With higher exemption limits, fewer investors will face TDS deductions on their fixed deposit interest. This move is expected to encourage more savings and investment in FDs. Senior citizens, in particular, will benefit from reduced tax burdens on their interest income. Investors should review their tax planning to make the most of these revised limits.
Conclusion
These changes in taxation and financial regulations will have a direct impact on individuals, businesses, and financial institutions. It is important to stay updated and take the necessary steps to ensure smooth compliance and financial planning.
Understanding the new rules will help in better tax savings and financial management. Timely action on compliance requirements can prevent unnecessary fines and legal issues. Both individuals and businesses should review their financial plans to align with the latest regulations.
FAQs
1. What is the new tax-free income limit under the revised tax regime from April 1, 2025?
An earning up to ₹12 lakh annually will be exempt from tax. Additionally, a standard deduction of ₹75,000 makes income up to ₹12.75 lakh completely tax-free under the revised tax regime.

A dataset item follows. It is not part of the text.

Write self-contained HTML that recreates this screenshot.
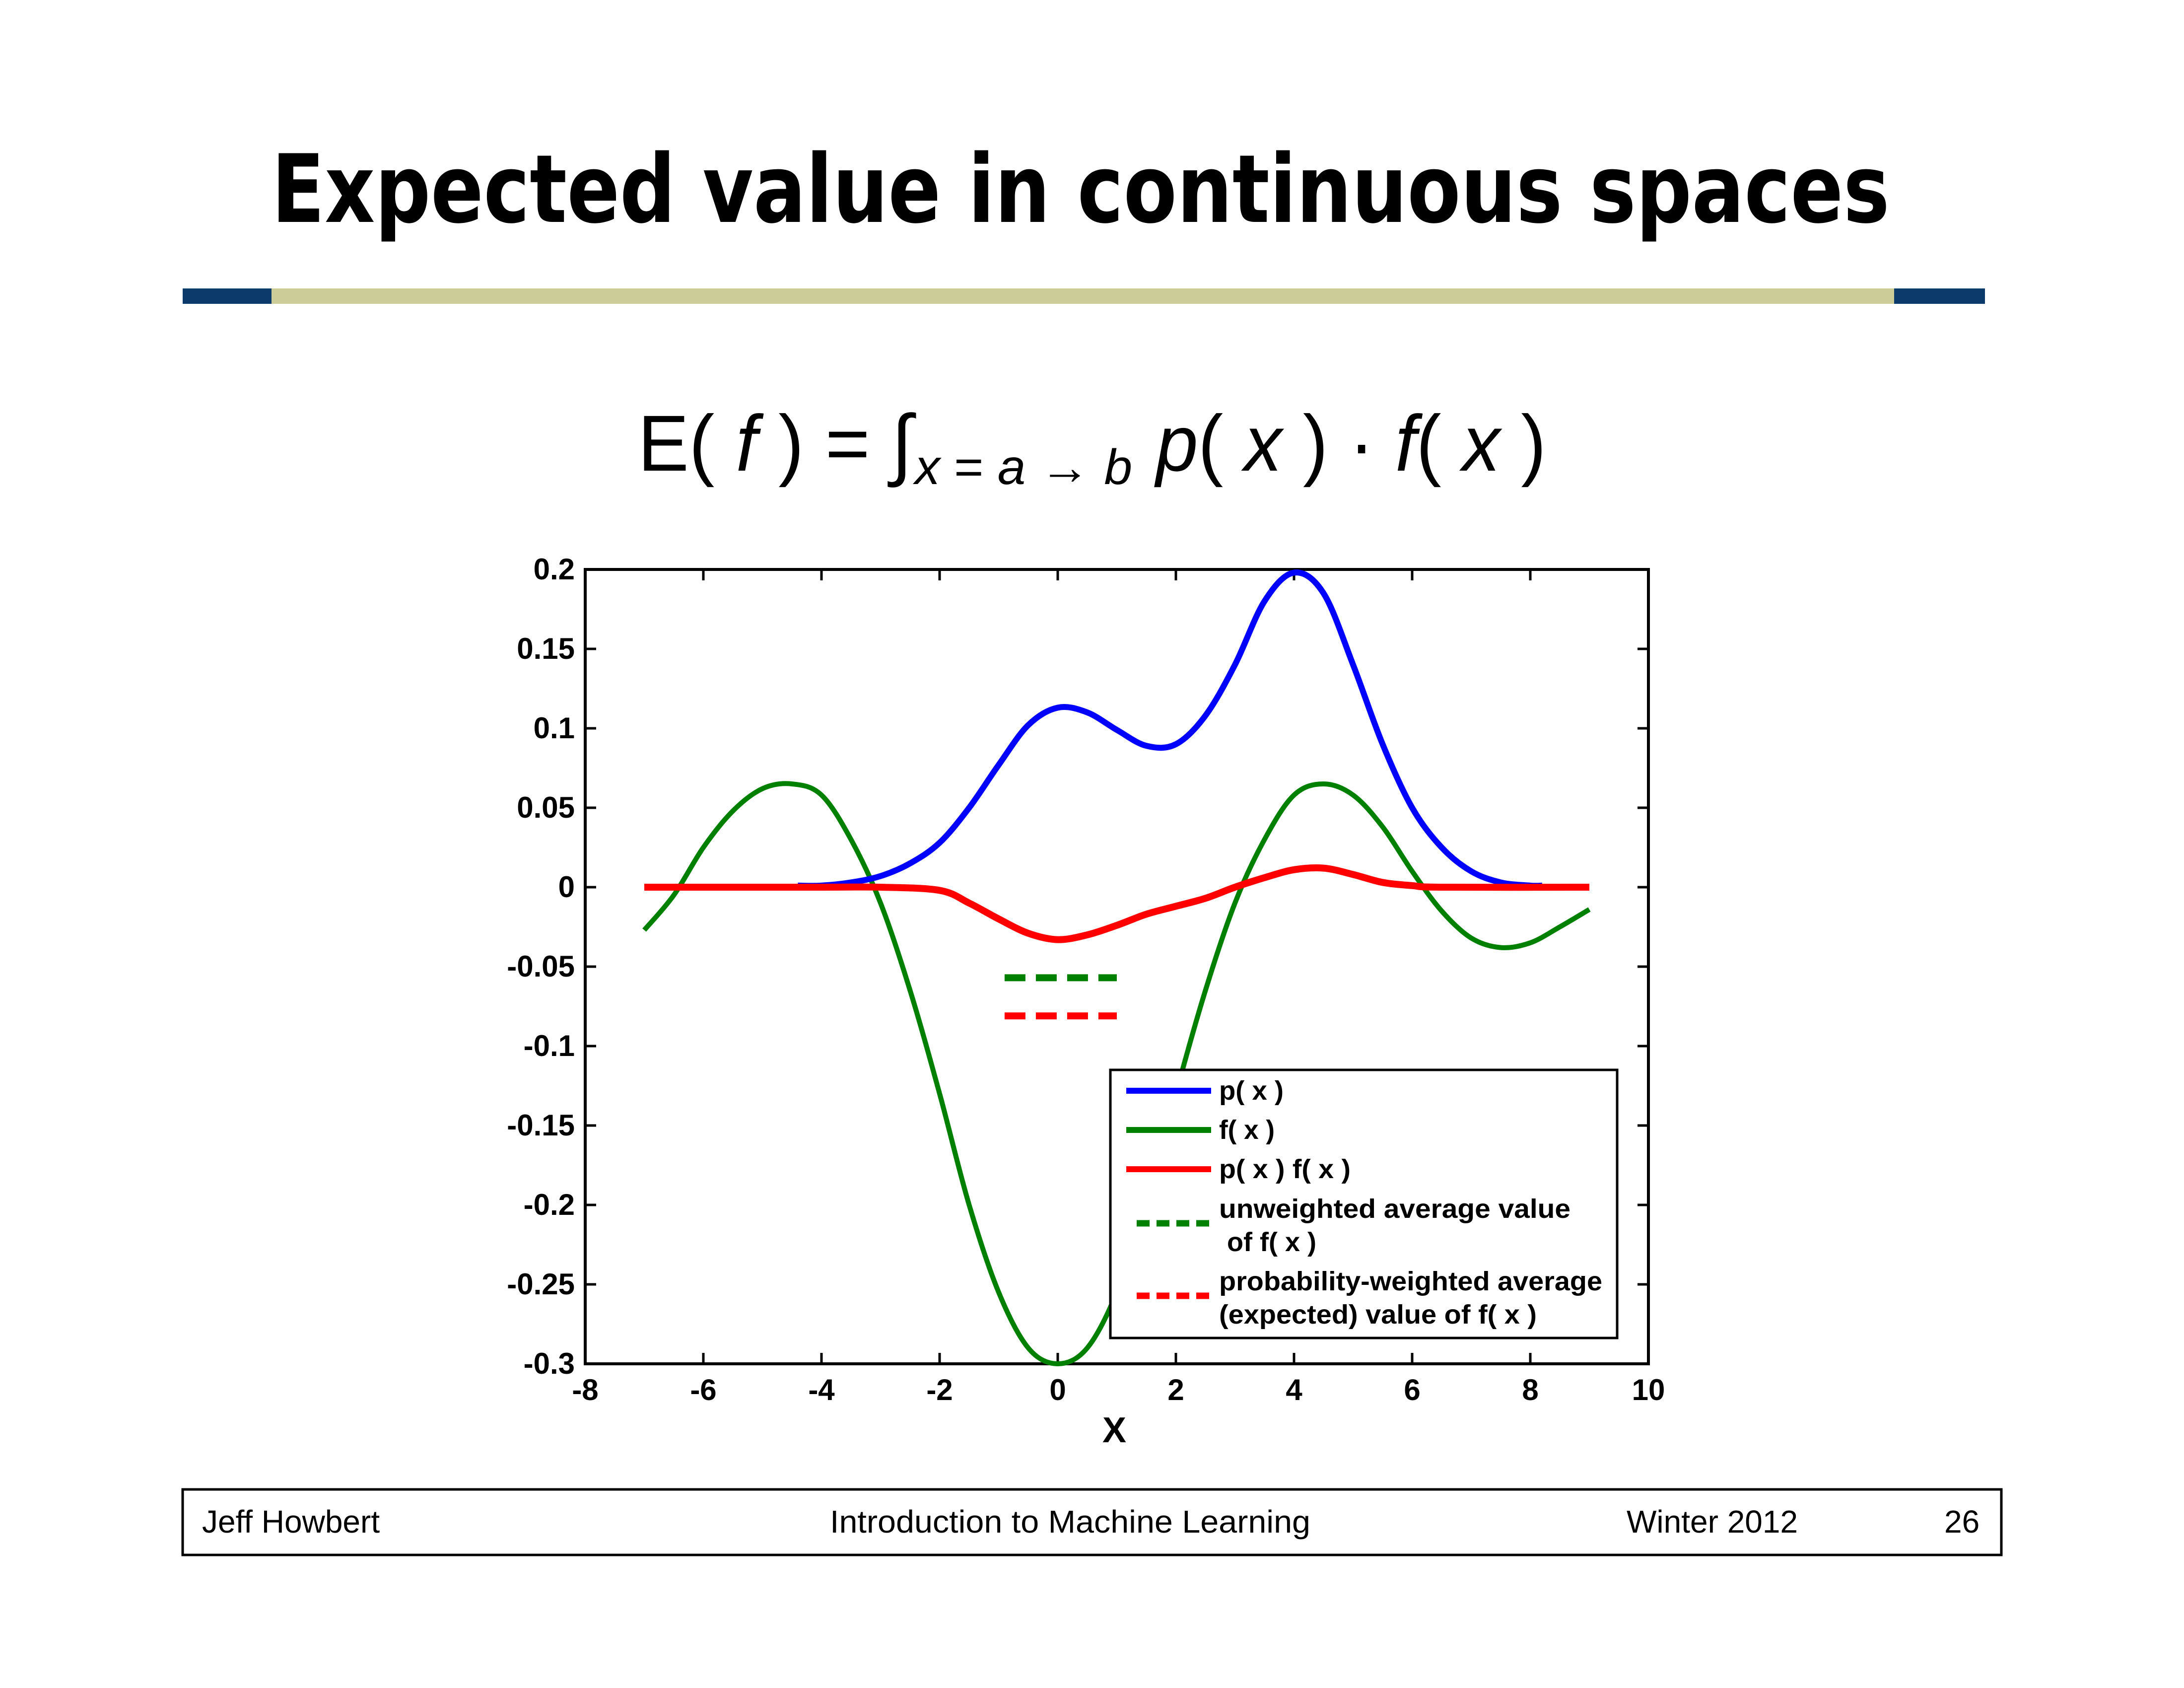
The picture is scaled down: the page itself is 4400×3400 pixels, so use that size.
<!DOCTYPE html>
<html><head><meta charset="utf-8"><style>
html,body{margin:0;padding:0;background:#fff;}
svg{display:block;}
</style></head><body>
<svg width="4400" height="3400" viewBox="0 0 4400 3400" xmlns="http://www.w3.org/2000/svg">
<rect width="4400" height="3400" fill="#fff"/>
<text x="547" y="447" font-family="DejaVu Sans, Liberation Sans, sans-serif" font-weight="bold" font-size="190" textLength="3260" lengthAdjust="spacingAndGlyphs">Expected value in continuous spaces</text>
<g>
<rect x="368" y="581" width="179" height="31" fill="#0b3a6b"/>
<rect x="547" y="581" width="3269" height="31" fill="#cccc99"/>
<rect x="3816" y="581" width="183" height="31" fill="#0b3a6b"/>
</g>
<g font-family="Liberation Sans, sans-serif" fill="#000">
<text x="1285" y="948" font-size="160" textLength="553" lengthAdjust="spacingAndGlyphs">E( <tspan font-style="italic">f</tspan> ) = ∫</text>
<text x="1843" y="975" font-size="100" font-style="italic" textLength="438" lengthAdjust="spacingAndGlyphs">x<tspan font-style="normal"> = </tspan>a<tspan font-style="normal"> → </tspan>b</text>
<text x="2329" y="948" font-size="160" textLength="786" lengthAdjust="spacingAndGlyphs"><tspan font-style="italic">p</tspan>( <tspan font-style="italic">x</tspan> ) · <tspan font-style="italic">f</tspan>( <tspan font-style="italic">x</tspan> )</text>
</g>
<g id="chart"></g>
<g font-family="Liberation Sans, sans-serif" font-size="64">
<rect x="368" y="3000" width="3664" height="132" fill="none" stroke="#000" stroke-width="5"/>
<text x="407" y="3087">Jeff Howbert</text>
<text x="1672" y="3087" textLength="968" lengthAdjust="spacingAndGlyphs">Introduction to Machine Learning</text>
<text x="3277" y="3087">Winter 2012</text>
<text x="3917" y="3087">26</text>
</g>
</svg>
<script>
const xTicks=[-8,-6,-4,-2,0,2,4,6,8,10];
const yTicks=[0.2,0.15,0.1,0.05,0,-0.05,-0.1,-0.15,-0.2,-0.25,-0.3];
const yTickLabels=["0.2","0.15","0.1","0.05","0","-0.05","-0.1","-0.15","-0.2","-0.25","-0.3"];
const pX=[-4.4,-4,-3.5,-3,-2.5,-2,-1.5,-1,-0.5,0,0.5,1,1.5,2,2.5,3,3.5,4,4.5,5,5.5,6,6.5,7,7.5,8,8.2];
const pY=[0.001,0.001,0.003,0.007,0.015,0.028,0.05,0.077,0.102,0.113,0.11,0.099,0.089,0.09,0.108,0.14,0.18,0.198,0.185,0.14,0.09,0.05,0.025,0.01,0.003,0.001,0.001];
const fX=[-7,-6.5,-6,-5.5,-5,-4.5,-4,-3.5,-3,-2.5,-2,-1.5,-1,-0.5,0,0.5,1,1.5,2,2.5,3,3.5,4,4.5,5,5.5,6,6.5,7,7.5,8,8.5,9];
const fY=[-0.027,-0.005,0.025,0.048,0.062,0.065,0.058,0.03,-0.01,-0.065,-0.13,-0.2,-0.255,-0.29,-0.3,-0.29,-0.255,-0.2,-0.13,-0.065,-0.01,0.03,0.058,0.065,0.058,0.038,0.01,-0.015,-0.032,-0.038,-0.035,-0.025,-0.014];
const pfX=[-7,-4,-3,-2,-1.5,-1,-0.5,0,0.5,1,1.5,2,2.5,3,3.5,4,4.5,5,5.5,6,6.5,9];
const pfY=[0,0,0,-0.002,-0.01,-0.02,-0.029,-0.033,-0.03,-0.024,-0.017,-0.012,-0.007,0,0.006,0.011,0.012,0.008,0.003,0.001,0,0];
const unweightedAvg=-0.057;
const weightedAvg=-0.081;
const avgRange=[-0.9,1];

const L=1179,R=3321,T=1147,B=2747;
const sx=v=>L+(v+8)/18*(R-L);
const sy=v=>T+(0.2-v)/0.5*(B-T);
const NS="http://www.w3.org/2000/svg";
const chart=document.getElementById('chart');
function mk(tag,attrs,parent){const e=document.createElementNS(NS,tag);for(const k in attrs)e.setAttribute(k,attrs[k]);(parent||chart).appendChild(e);return e;}
function smooth(xs,ys){
  const P=xs.map((x,i)=>[sx(x),sy(ys[i])]);
  let d='M'+P[0][0]+','+P[0][1];
  for(let i=0;i<P.length-1;i++){
    const p0=P[i-1]||P[i],p1=P[i],p2=P[i+1],p3=P[i+2]||P[i+1];
    const c1=[p1[0]+(p2[0]-p0[0])/6,p1[1]+(p2[1]-p0[1])/6];
    const c2=[p2[0]-(p3[0]-p1[0])/6,p2[1]-(p3[1]-p1[1])/6];
    d+=' C'+c1[0]+','+c1[1]+' '+c2[0]+','+c2[1]+' '+p2[0]+','+p2[1];
  }
  return d;
}
const frame=mk('rect',{x:L,y:T,width:R-L,height:B-T,fill:'#fff',stroke:'#000','stroke-width':6});


xTicks.forEach(v=>{
  const x=sx(v);
  mk('line',{x1:x,y1:B,x2:x,y2:B-22,stroke:'#000','stroke-width':5});
  mk('line',{x1:x,y1:T,x2:x,y2:T+22,stroke:'#000','stroke-width':5});
  const t=mk('text',{x:x,y:2820,'text-anchor':'middle','font-family':'Liberation Sans, sans-serif','font-size':60,'font-weight':'bold'});
  t.textContent=String(v);
  
  
});
yTicks.forEach((v,i)=>{
  const y=sy(v);
  mk('line',{x1:L,y1:y,x2:L+22,y2:y,stroke:'#000','stroke-width':5});
  mk('line',{x1:R,y1:y,x2:R-22,y2:y,stroke:'#000','stroke-width':5});
  const t=mk('text',{x:1158,y:y+20,'text-anchor':'end','font-family':'Liberation Sans, sans-serif','font-size':60,'font-weight':'bold'});
  t.textContent=yTickLabels[i];
  
  
});
const xl=mk('text',{x:2245,y:2905,'text-anchor':'middle','font-family':'Liberation Sans, sans-serif','font-size':72,'font-weight':'bold'});
xl.textContent='X';



const fl=mk('path',{d:smooth(fX,fY),fill:'none',stroke:'#008000','stroke-width':10});


const pl=mk('path',{d:smooth(pX,pY),fill:'none',stroke:'#0000ff','stroke-width':12});


const pfl=mk('path',{d:smooth(pfX,pfY),fill:'none',stroke:'#ff0000','stroke-width':14});


const ua=mk('line',{x1:sx(avgRange[0]),y1:sy(unweightedAvg),x2:sx(avgRange[1]),y2:sy(unweightedAvg),stroke:'#008000','stroke-width':14,'stroke-dasharray':'42 21'});


const wa=mk('line',{x1:sx(avgRange[0]),y1:sy(weightedAvg),x2:sx(avgRange[1]),y2:sy(weightedAvg),stroke:'#ff0000','stroke-width':14,'stroke-dasharray':'42 21'});



const leg=mk('g',{});


mk('rect',{x:2237,y:2155,width:1021,height:540,fill:'#fff',stroke:'#000','stroke-width':5},leg);
const entries=[
 {c:'#0000ff',dash:false,y:2197,lines:['p( x )']},
 {c:'#008000',dash:false,y:2276,lines:['f( x )']},
 {c:'#ff0000',dash:false,y:2355,lines:['p( x ) f( x )']},
 {c:'#008000',dash:true,y:2464,lines:['unweighted average value',' of f( x )']},
 {c:'#ff0000',dash:true,y:2610,lines:['probability-weighted average','(expected) value of f( x )']}
];
const widths={'p( x )':130,'f( x )':112,'p( x ) f( x )':265,'unweighted average value':708,' of f( x )':180,'probability-weighted average':772,'(expected) value of f( x )':640};
entries.forEach((e,i)=>{
  const g=mk('g',{},leg);
  
  
  mk('line',{x1:e.dash?2290:2269,y1:e.y,x2:2440,y2:e.y,stroke:e.c,'stroke-width':e.dash?13:12,'stroke-dasharray':e.dash?'26 14':'none'},g);
  const y0=e.lines.length>1?e.y-11:e.y+18;
  e.lines.forEach((s,j)=>{
    const t=mk('text',{x:s.startsWith(' ')?2472:2456,y:y0+j*67,'font-family':'Liberation Sans, sans-serif','font-weight':'bold','font-size':54,textLength:widths[s],lengthAdjust:'spacingAndGlyphs'},g);
    t.textContent=s.trim();
  });
});
</script>
</body></html>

2. How will the removal of higher TDS/TCS for non-filers impact businesses?
With the removal of higher TDS/TCS rates for non-filers, businesses will no longer need to verify past income tax filings before deducting tax, significantly reducing compliance checks and operational burden.
3. What is the new TDS rule for partner’s remuneration under Section 194T?
Under Section 194T, LLPs and other businesses must deduct 10% TDS on partner remuneration or payments exceeding ₹20,000 in a financial year.
4. Why is PAN-Aadhaar linking mandatory for dividend payments?
From April 1, 2025, dividend payments will not be credited to accounts where PAN is not linked with Aadhaar. Such cases will also attract higher TDS on dividend and capital gains income.
5. What are the key changes in UPI payment rules?
UPI transactions linked to inactive or discontinued mobile numbers will be blocked. Users must update their registered mobile numbers with banks to continue using UPI services.